Premium
Accounting for moist processes in a sub‐grid orographic drag scheme
Author(s) -
Smith Samantha
Publication year - 2021
Publication title -
quarterly journal of the royal meteorological society
Language(s) - English
Resource type - Journals
SCImago Journal Rank - 1.744
H-Index - 143
eISSN - 1477-870X
pISSN - 0035-9009
DOI - 10.1002/qj.4013
Subject(s) - orography , orographic lift , drag , environmental science , precipitation , climatology , meteorology , atmospheric sciences , wind shear , geology , wind speed , mechanics , geography , physics
Abstract A method for estimating the effective moist stability within a sub‐grid orographic drag scheme is described. It accounts for latent heat effects during low‐level saturated sub‐grid orographic ascent, with the lifting condensation level determining how much of the assumed sub‐grid ascents are saturated. The scheme has been verified for two cases with moist south to southwesterly low‐level flow impinging on mountain ranges of the USA and India, within both low‐resolution global simulations and high‐resolution limited‐area model simulations with degraded orography. It produces significant improvements to the model wind fields in both regions. In particular, the amount of low‐level orographic blocking predicted by the orographic drag scheme is reduced, particularly at low resolution, as are the associated large negative near‐surface wind biases over the mountains. Precipitation is shifted slightly downstream. A suite of 24 five‐day global NWP forecasts at N320 resolution was used to demonstrate that these results are robust, and that similar effects are seen over a number of mountain ranges. Over India, the convection scheme is very active in the global simulations, and has a larger effect on the winds at all levels than the orographic drag scheme.

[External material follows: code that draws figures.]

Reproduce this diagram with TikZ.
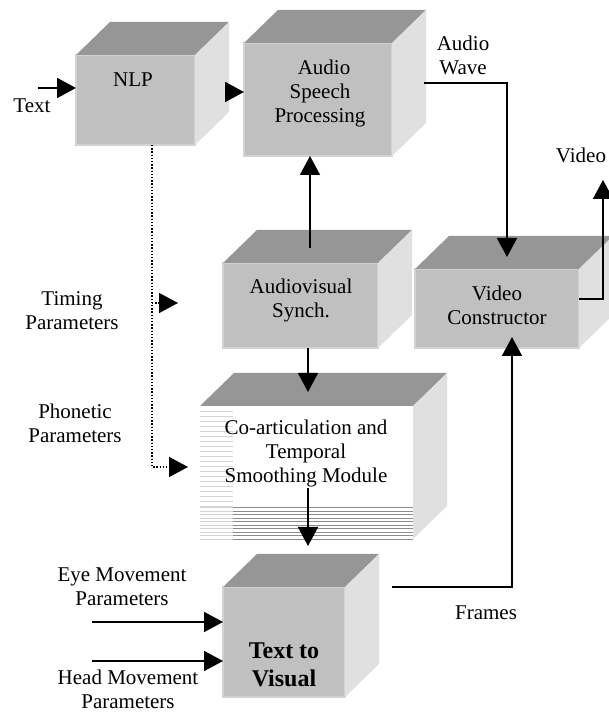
\documentclass[tikz,border=0pt]{standalone}
\usepackage{fontspec}
\setmainfont{Liberation Serif}
\usetikzlibrary{arrows.meta, calc}

\definecolor{facegray}{HTML}{C0C0C0}
\definecolor{edgegray}{HTML}{D2D2D2}
\definecolor{topgray}{HTML}{969696}
\definecolor{sidegray}{HTML}{E0E0E0}
\definecolor{stripelight}{HTML}{D4D4D4}
\definecolor{stripedark}{HTML}{8C8C8C}

% top and right faces of a block
\newcommand\cubesides[1]{%
  \fill[topgray] (#1.north west) -- ++(34,33) -- ($(#1.north east)+(34,33)$) -- (#1.north east) -- cycle;
  \fill[sidegray] (#1.north east) -- ++(34,33) -- ($(#1.south east)+(34,33)$) -- (#1.south east) -- cycle;}

\begin{document}
\begin{tikzpicture}[x=1pt,y=1pt,
  face/.style={rectangle,fill=facegray,draw=edgegray,line width=2pt,inner sep=0pt,outer sep=0pt},
  page/.style={rectangle,fill=white,inner sep=0pt,outer sep=0pt},
  lbl/.style={align=center,font=\fontsize{21}{24}\selectfont},
  arr/.style={-{Triangle[length=19pt,width=20pt]},line width=1.8pt},
  dotarr/.style={-{Triangle[length=19pt,width=20pt]},line width=1.4pt,dash pattern=on 1.4pt off 1.8pt},
  pageline/.style={draw=stripelight,line width=0.8pt},
  pagelinedark/.style={draw=stripedark,line width=0.8pt}
]
  \useasboundingbox (0,0) rectangle (608,712);

  % blocks
  \node[face,minimum width=119pt,minimum height=90pt] (nlp) at (135.5,612) {};
  \node[face,minimum width=148pt,minimum height=113pt] (asp) at (318,612.5) {};
  \node[face,minimum width=155pt,minimum height=85pt] (avs) at (300.5,406.5) {};
  \node[face,minimum width=164pt,minimum height=79pt] (vc) at (497,403.5) {};
  \node[page,minimum width=213pt,minimum height=133pt] (coart) at (306.5,239.5) {};
  \node[face,minimum width=122pt,minimum height=110pt] (ttv) at (284,70) {};
  \cubesides{nlp}\cubesides{asp}\cubesides{avs}\cubesides{vc}\cubesides{coart}\cubesides{ttv}

  % page stack look of the smoothing module
  \foreach \k in {1,...,20}
    \draw[pageline] ($(coart.north west)+(0,-5*\k)$) -- ++(33,0);
  \foreach \k in {0,...,9}{
    \draw[pageline] ($(coart.south west)+(0,3.5*\k)$) -- ++(33,0);
    \draw[pagelinedark] ($(coart.south west)+(33,3.5*\k)$) -- ++(180,0);}

  % texts
  \node[lbl] (nlptxt) at (133,632) {NLP};
  \node[lbl] (asptxt) at (320,618.5) {\hspace*{8pt}Audio\\Speech\\Processing};
  \node[lbl] (avstxt) at (301,412) {Audiovisual\\Synch.};
  \node[lbl] (vctxt) at (497,407) {Video\\Constructor};
  \node[lbl] (coarttxt) at (306,259) {Co-articulation and\\Temporal\\Smoothing Module};
  \node[lbl,font=\fontsize{24}{28}\selectfont\bfseries] (ttvtxt) at (284,47.5) {Text to\\Visual};

  \node[lbl] (textlbl) at (32,606) {Text};
  \node[lbl] (wavelbl) at (463,657) {Audio\\Wave};
  \node[lbl] (videolbl) at (581,557) {Video};
  \node[lbl] (timinglbl) at (72,401.5) {Timing\\Parameters};
  \node[lbl] (phonlbl) at (75,289) {Phonetic\\Parameters};
  \node[lbl] (eyelbl) at (122,125) {Eye Movement\\Parameters};
  \node[lbl] (headlbl) at (128,23) {Head Movement\\Parameters};
  \node[lbl] (frameslbl) at (486,99) {Frames};

  \coordinate (txtin) at (38,624);
  \coordinate (eyein) at (92,90);
  \coordinate (headin) at (92,51);
  \coordinate (vidout) at (603,532);
  \coordinate (timtip) at ($(avs.west)+(-45,2.5)$);
  \coordinate (photip) at ($(coart.west)+(-12,5.5)$);

  % connectors
  \draw[arr] (txtin) -- (txtin -| nlp.west);
  \draw[arr] ($(nlp.east)+(33,8)$) -- ($(nlp.east -| asp.west)+(0,8)$);
  \draw[arr] ($(asp.east)+(32,16.5)$) -| ($(vc.north)+(10,12)$);
  \draw[arr] ($(vc.east)+(0,9.5)$) -| (vidout);
  \draw[arr] ($(avs.north)+(9.5,15)$) -- ($(asp.south -| avs.north)+(9.5,0)$);
  \draw[arr] ($(avs.south)+(7.5,0)$) -- ($(coart.north)+(1.5,14)$);
  \draw[arr] ($(coart.south)+(1.5,51)$) -- ($(ttv.north)+(24,41)$);
  \draw[arr] ($(ttv.north east)+(47,0)$) -| ($(vc.south)+(15,11)$);
  \draw[arr] (eyein) -- (eyein -| ttv.west);
  \draw[arr] (headin) -- (headin -| ttv.west);
  \draw[dotarr] ($(nlp.south)+(16.5,0)$) |- (photip);
  \draw[dotarr] ($(timtip -| nlp.south)+(16.5,0)$) -- (timtip);
\end{tikzpicture}
\end{document}
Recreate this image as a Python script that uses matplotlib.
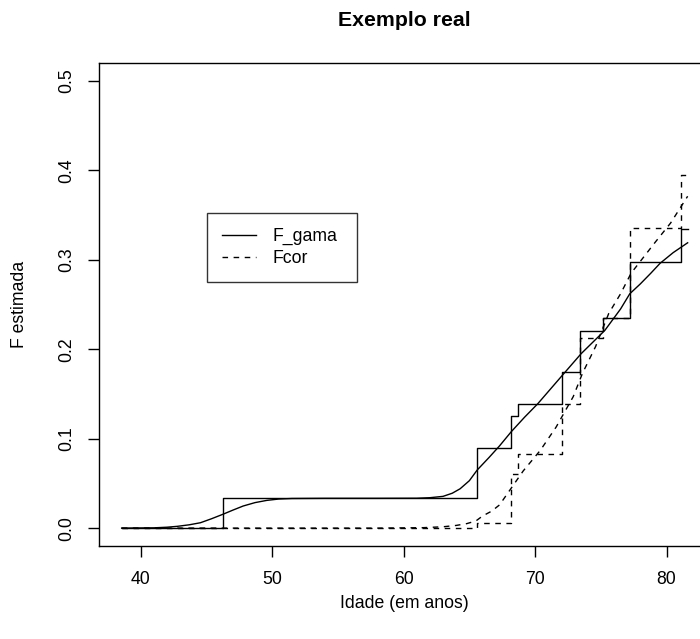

However the two schemes interact. Reducing the sub‐grid low‐level orographic blocking drag resulted in a reduction in the convergence occurring as the westerly flow decelerates towards the mountains. This decreased the amount of convection occurring over the sea upstream and along the coast, reducing the associated negative low‐level wind bias there, as well as reducing the negative wind biases over land.